Davies, in collaboration with Woods Hole Oceanographic Institution researcher Mark Baumgartner, has deployed a program called the WHaLE Project, employing a system of gliders to collect acoustic information on right whales across the North Atlantic. Interpreting the oceanographic data collected simultaneously by the gliders, Davies and her team can make inferences about where Calanus finmarchicus populations are likely to thrive at a given time of year. It was these bathymetric markers that originally led her to the western Gulf of St. Lawrence, to a deep-water channel near the Quebec-New Brunswick border where hundreds of right whale sightings have been recorded in the past several years – and where significant copepod numbers have since been recorded. Davies hopes to continue the process to monitor right whale movement and distribute the information in real time via open-platform websites, cellphone apps, and the Canadian Coast Guard’s Continuous Marine Broadcast System. Ideally shippers and fishers can use WHaLE Project data to avoid areas where right whales might be present at a given time.
In the future, Davies envisions a series of acoustic buoys transmitting from the Laurentian Channel, a known right whale transit route, collecting information continuously and updating mariners on species’ whereabouts. The current glider program relies heavily on educated guesswork to find the animals. Similarly, Mark Baumgartner is developing new, non-invasive methods for short-term tagging that could help to track the whales more accurately in the future. Baumgartner’s unit has also been responsible for driving new line-less fishing technologies for lobster fisheries that overlap right whale habitat.

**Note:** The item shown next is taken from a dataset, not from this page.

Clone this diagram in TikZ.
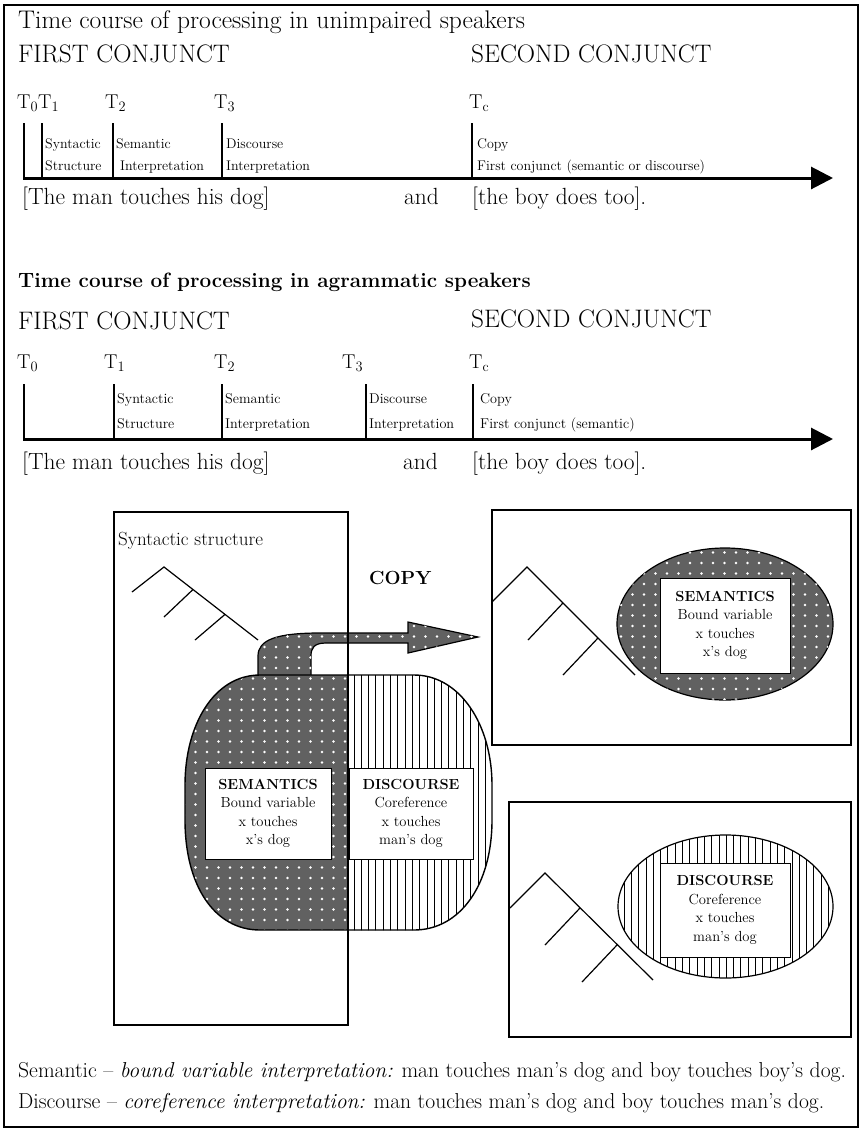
\documentclass[tikz,border=0pt]{standalone}
\usepackage{fontspec}
\usetikzlibrary{patterns,arrows.meta}

% white dots on a dark ground
\pgfdeclarepatternformonly{wdots}{\pgfqpoint{-2pt}{-2pt}}{\pgfqpoint{2pt}{2pt}}{\pgfqpoint{11.5pt}{10.5pt}}{%
  \pgfpathcircle{\pgfqpoint{0pt}{0pt}}{1.4pt}\pgfusepath{fill}}
% thin vertical stripes
\pgfdeclarepatternformonly{vstripes}{\pgfqpoint{0pt}{-1pt}}{\pgfqpoint{7.3pt}{1pt}}{\pgfqpoint{7.3pt}{1pt}}{%
  \pgfsetlinewidth{1pt}\pgfpathmoveto{\pgfqpoint{3.65pt}{-1pt}}\pgfpathlineto{\pgfqpoint{3.65pt}{1pt}}\pgfusepath{stroke}}

\begin{document}
\begin{tikzpicture}[x=1pt,y=-1pt,
  frame/.style={line width=1.5pt},
  boxline/.style={line width=1.4pt},
  axisline/.style={line width=3pt,-{Triangle[length=22pt,width=22pt]}},
  tickline/.style={line width=1.3pt},
  treeline/.style={line width=1.2pt},
  txt/.style={inner sep=0pt,anchor=base west},
  ftitle/.style={font=\fontsize{25.5}{29}\selectfont},
  fhead/.style={font=\fontsize{25.3}{29}\selectfont},
  ftime/.style={font=\fontsize{20}{24}\selectfont},
  fsmallA/.style={font=\fontsize{14}{16}\selectfont},
  fsmallB/.style={font=\fontsize{14.2}{16}\selectfont},
  fsent/.style={font=\fontsize{23.4}{27}\selectfont},
  fbox/.style={font=\fontsize{14.6}{18.5}\selectfont,align=center,inner sep=0pt},
  fnote/.style={font=\fontsize{21.6}{25}\selectfont},
  dotfill/.style={fill=black!62,postaction={pattern=wdots,pattern color=white}},
  stripefill/.style={fill=white,postaction={pattern=vstripes,pattern color=black}},
  whitebox/.style={fill=white,draw,line width=1pt}]

\useasboundingbox (0,0) rectangle (863,1130);
\draw[frame] (4,5) rectangle (858,1127);

% ---------------- unimpaired speakers ----------------
\node[txt,ftitle] (title1) at (18,28) {Time course of processing in unimpaired speakers};
\node[txt,fhead] (first1) at (18,62) {FIRST CONJUNCT};
\node[txt,fhead] (second1) at (471,62) {SECOND CONJUNCT};

\node[txt,ftime] (a0) at (17,108) {$\mathrm{T}_0$};
\node[txt,ftime] (a1) at (38,108) {$\mathrm{T}_1$};
\node[txt,ftime] (a2) at (105,108) {$\mathrm{T}_2$};
\node[txt,ftime] (a3) at (214,108) {$\mathrm{T}_3$};
\node[txt,ftime] (ac) at (469,108) {$\mathrm{T}_\mathrm{c}$};

\coordinate (ax1s) at (23,178);
\coordinate (ax1e) at (833,178);
\foreach \x/\n in {24/0,42/1,113/2,222/3,472/c}{
  \coordinate (ta\n) at (\x,123);
  \coordinate (tb\n) at (\x,178);
  \draw[tickline] (ta\n) -- (tb\n);
}
\draw[axisline] (ax1s) -- (ax1e);

\node[txt,fsmallA] (s1a) at (45,148) {Syntactic};
\node[txt,fsmallA] (s1b) at (45,170) {Structure};
\node[txt,fsmallA] (m1a) at (116,148) {Semantic};
\node[txt,fsmallA] (m1b) at (120,170) {Interpretation};
\node[txt,fsmallA] (d1a) at (226,148) {Discourse};
\node[txt,fsmallA] (d1b) at (226,170) {Interpretation};
\node[txt,fsmallA] (c1a) at (477,148) {Copy};
\node[txt,fsmallA] (c1b) at (477,170) {First conjunct (semantic or discourse)};

\node[txt,fsent] (l1) at (22,204) {[The man touches his dog]};
\node[txt,fsent] (and1) at (404,204) {and};
\node[txt,fsent] (r1) at (472,204) {[the boy does too].};

% ---------------- agrammatic speakers ----------------
\node[txt,font=\fontsize{20.7}{24}\selectfont\bfseries] (title2) at (18,287) {Time course of processing in agrammatic speakers};
\node[txt,fhead] (first2) at (18,329) {FIRST CONJUNCT};
\node[txt,fhead] (second2) at (471,327) {SECOND CONJUNCT};

\node[txt,ftime] (b0) at (17,368) {$\mathrm{T}_0$};
\node[txt,ftime] (b1) at (104,368) {$\mathrm{T}_1$};
\node[txt,ftime] (b2) at (214,368) {$\mathrm{T}_2$};
\node[txt,ftime] (b3) at (342,368) {$\mathrm{T}_3$};
\node[txt,ftime] (bc) at (469,368) {$\mathrm{T}_\mathrm{c}$};

\coordinate (ax2s) at (23,439);
\coordinate (ax2e) at (833,439);
\foreach \x/\n in {24/0,114/1,222/2,366/3,473/c}{
  \coordinate (ua\n) at (\x,384);
  \coordinate (ub\n) at (\x,439);
  \draw[tickline] (ua\n) -- (ub\n);
}
\draw[axisline] (ax2s) -- (ax2e);

\node[txt,fsmallB] (s2a) at (117,403) {Syntactic};
\node[txt,fsmallB] (s2b) at (117,428) {Structure};
\node[txt,fsmallB] (m2a) at (225,403) {Semantic};
\node[txt,fsmallB] (m2b) at (225,428) {Interpretation};
\node[txt,fsmallB] (d2a) at (369,403) {Discourse};
\node[txt,fsmallB] (d2b) at (369,428) {Interpretation};
\node[txt,fsmallB] (c2a) at (480,403) {Copy};
\node[txt,fsmallB] (c2b) at (480,428) {First conjunct (semantic)};

\node[txt,fsent] (l2) at (22,469) {[The man touches his dog]};
\node[txt,fsent] (and2) at (403,469) {and};
\node[txt,fsent] (r2) at (472,469) {[the boy does too].};

% ---------------- copy diagram ----------------
% copy arrow leaving the top of the blob
\path[dotfill,draw,line width=1.2pt]
  (258,676) -- (258,656) .. controls (258,640) and (276,633) .. (320,633)
  -- (408,633) -- (408,622) -- (478,637) -- (408,653) -- (408,643)
  -- (326,643) .. controls (314,643) and (311,648) .. (311,656) -- (311,676) -- cycle;

% the blob: semantic half and discourse half
\def\blobpath{(260,675) -- (414,675) .. controls (460,675) and (492,725) .. (492,785)
  -- (492,820) .. controls (492,885) and (460,930) .. (414,930)
  -- (260,930) .. controls (214,930) and (185,885) .. (185,820)
  -- (185,785) .. controls (185,725) and (214,675) .. (260,675) -- cycle}
\begin{scope}
  \clip (150,660) rectangle (348,940);
  \path[dotfill] \blobpath;
\end{scope}
\begin{scope}
  \clip (348,660) rectangle (520,940);
  \path[stripefill] \blobpath;
\end{scope}
\draw[line width=1.4pt] \blobpath;

\node[whitebox,minimum width=126pt,minimum height=91pt] (semL) at (268,813.5) {};
\node[fbox] (semLt) at (semL.center) {\textbf{SEMANTICS}\\Bound variable\\x touches\\x's dog};
\node[whitebox,minimum width=124pt,minimum height=91pt] (disL) at (411,813.5) {};
\node[fbox] (disLt) at (disL.center) {\textbf{DISCOURSE}\\Coreference\\x touches\\man's dog};

% syntactic structure box
\node[txt,font=\fontsize{19}{22}\selectfont] (synlab) at (118,545) {Syntactic structure};
\coordinate (p0) at (164,567);
\coordinate (p1) at (132,592);
\coordinate (p2) at (258,640);
\coordinate (p3) at (193,589.5);
\coordinate (p4) at (164,617);
\coordinate (p5) at (225,614.4);
\coordinate (p6) at (195,640);
\draw[treeline] (p1) -- (p0) -- (p2) (p3) -- (p4) (p5) -- (p6);
\draw[boxline] (114,512) rectangle (348,1025);

\node[font=\fontsize{19}{22}\selectfont\bfseries,inner sep=0pt,anchor=base west] (copy) at (369,584) {COPY};

% semantic copy
\draw[boxline] (492,510) rectangle (851,745);
\coordinate (q0) at (527,567);
\coordinate (q1) at (492,602);
\coordinate (q2) at (635,675);
\coordinate (q3) at (563,603);
\coordinate (q4) at (528,640);
\coordinate (q5) at (598,638);
\coordinate (q6) at (563,675);
\draw[treeline] (q1) -- (q0) -- (q2) (q3) -- (q4) (q5) -- (q6);
\path[dotfill,draw,line width=1.2pt] (725,624) ellipse[x radius=108,y radius=76];
\node[whitebox,minimum width=130pt,minimum height=95pt] (semR) at (725,625.5) {};
\node[fbox] (semRt) at (semR.center) {\textbf{SEMANTICS}\\Bound variable\\x touches\\x's dog};

% discourse copy
\draw[boxline] (509,802) rectangle (851,1037);
\coordinate (w0) at (545,873);
\coordinate (w1) at (510,908);
\coordinate (w2) at (653,980);
\coordinate (w3) at (580,908);
\coordinate (w4) at (545,945);
\coordinate (w5) at (617,945);
\coordinate (w6) at (582,982);
\draw[treeline] (w1) -- (w0) -- (w2) (w3) -- (w4) (w5) -- (w6);
\path[stripefill,draw,line width=1.2pt] (725.5,906.5) ellipse[x radius=107.5,y radius=71.5];
\node[whitebox,minimum width=130pt,minimum height=94pt] (disR) at (725,910) {};
\node[fbox] (disRt) at (disR.center) {\textbf{DISCOURSE}\\Coreference\\x touches\\man's dog};

% ---------------- key ----------------
\node[txt,fnote] (key1) at (18,1077) {Semantic -- \textit{bound variable interpretation:} man touches man's dog and boy touches boy's dog.};
\node[txt,fnote] (key2) at (18,1108) {Discourse -- \textit{coreference interpretation:} man touches man's dog and boy touches man's dog.};
\end{tikzpicture}
\end{document}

In conclusion, says Davies, climate change and shifting population dynamics makes the Bay of Fundy more important than ever for the North Atlantic right whale, as a relatively stable feeding and calving habitat for the animals. More than 100 whales were sighted in the Bay last year, and Davies suggests that the strength of the population likely hinges on a sustained food supply in combination with ongoing conservation efforts supported by governments and industry alike. If management measures in the Bay of Fundy can protect resident right whale populations, says Davies, similar measures should work elsewhere as well. The future of the species may depend on that assurance.